Stall-Free Cluster (SFC). This cluster type adds a first in, first out (FIFO) buffer to the end of the cluster that can accommodate the entire latency of the pipeline in the cluster. This FIFO is often called an exit FIFO because it is attached to the exit of the cluster datapath.

Because of this FIFO, the pipeline stages in the cluster do not require any handshaking logic. The stages can run freely and drain into the capacity FIFO, even if the cluster is stalled from logic further down in the datapath.


Cluster Characteristics

The exit FIFO of the stall-free cluster results in some of the following tradeoffs:

  • Area: Because an SEC does not use an exit FIFO, it can save FPGA area compared to an SFC. If you have a design with many small, low-latency clusters, you can save a substantial amount of area by asking the compiler to use SECs instead of SFCs.
  • Latency: Logic that uses SFCs might have a larger latency than logic that uses SECs because of the write-read latency of the exit FIFO. If you use a zero-latency FIFO for the exit FIFO, you can mitigate the latency, but fMAX or FPGA area use might be negatively impacted. For additional information, refer to Global Control of Exit FIFO Latency of Stall-free Clusters (-Xssfc-exit-fifo-type=<value>).
  • FMAX: In an SFC, the oStall signal has less fanout than in an SEC. For a cluster with many pipeline stages, you can improve your design fMAX by using an SFC.
  • Handshaking: The exit FIFO in SFCs allow them to take advantage of hyper-optimized handshaking between clusters. For more information, refer to Hyper Optimized Handshaking. SECs do not support this capability.
  • Bubble Handling: SECs remove only leading bubbles in the pipeline under limited circumstances. A leading bubble is a bubble that arrives before the first piece of valid data arrives in the cluster. SECs do not remove any arriving afterward.

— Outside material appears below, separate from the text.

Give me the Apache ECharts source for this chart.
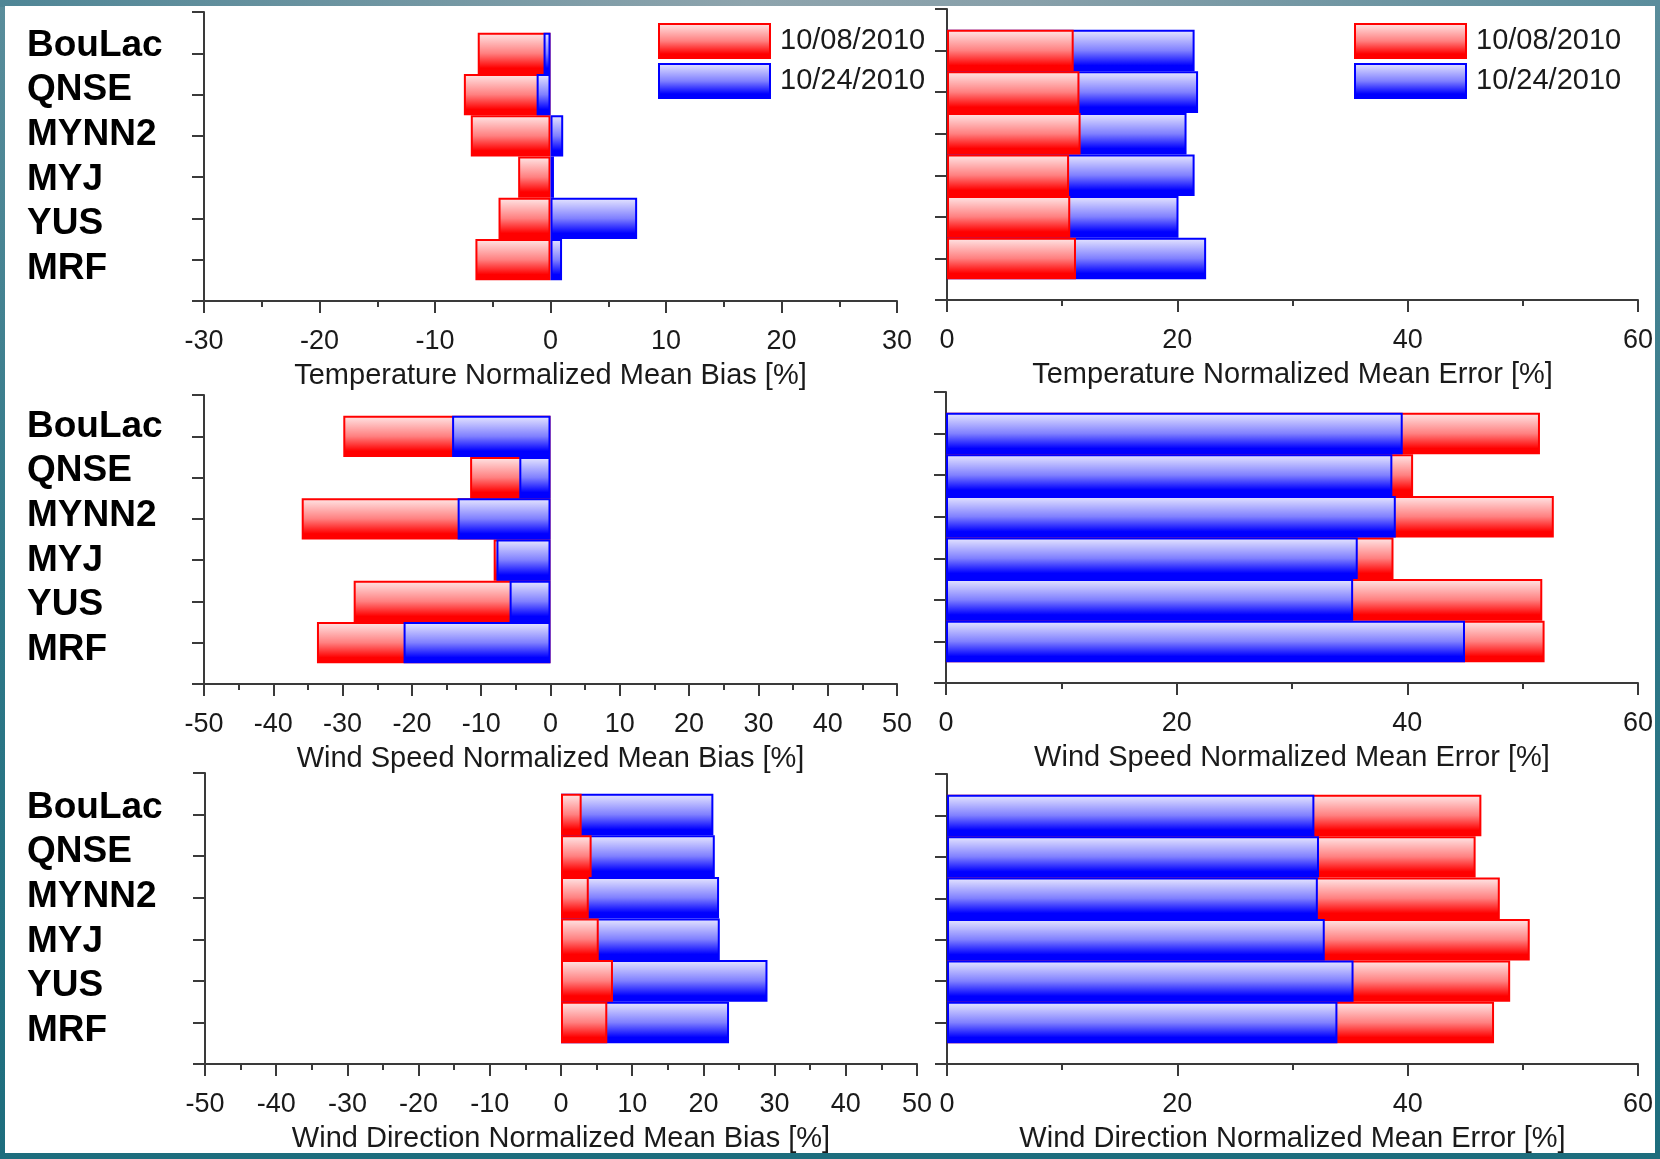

    SFCs can use the capacity FIFO to remove all bubbles from the pipeline if the SFC gets a downstream stall signal.

  • Stall Behavior: When an SEC receives a downstream stall, it stalls any logic upstream of it within one clock cycle. When an SFC receives a downstream stall, the exit FIFO allows it to consume additional valid data depending on how deep the exit FIFO is and how many bubbles are in the cluster datapath.

Handshaking Between Clusters

By default, the handshaking protocol between clusters is a simple stall/valid protocol. Data from the upstream cluster is consumed when the stall signal is low, and the valid signal is high.

Handshaking Between Clusters

Hyper Optimized Handshaking

If the distance across the FPGA between these two clusters is large, handshaking may become the critical path that affects peak fMAX in the design. To improve these cases, the Intel® oneAPI DPC++/C++ Compiler can add pipelining registers to the stall/valid protocol to ease the critical path and improve fMAX. This enhanced handshaking protocol is called hyper-optimized handshaking.

Hyper-Optimized Handshaking Data Flow

The following timing diagram illustrates an example of upstream cluster 1 and downstream cluster 2 with two pipelining registers inserted in-between:

Hyper-Optimized Handshaking
RESTRICTION:

Hyper-optimized handshaking is currently available only for the Agilex™ 7 and Stratix® 10 device families.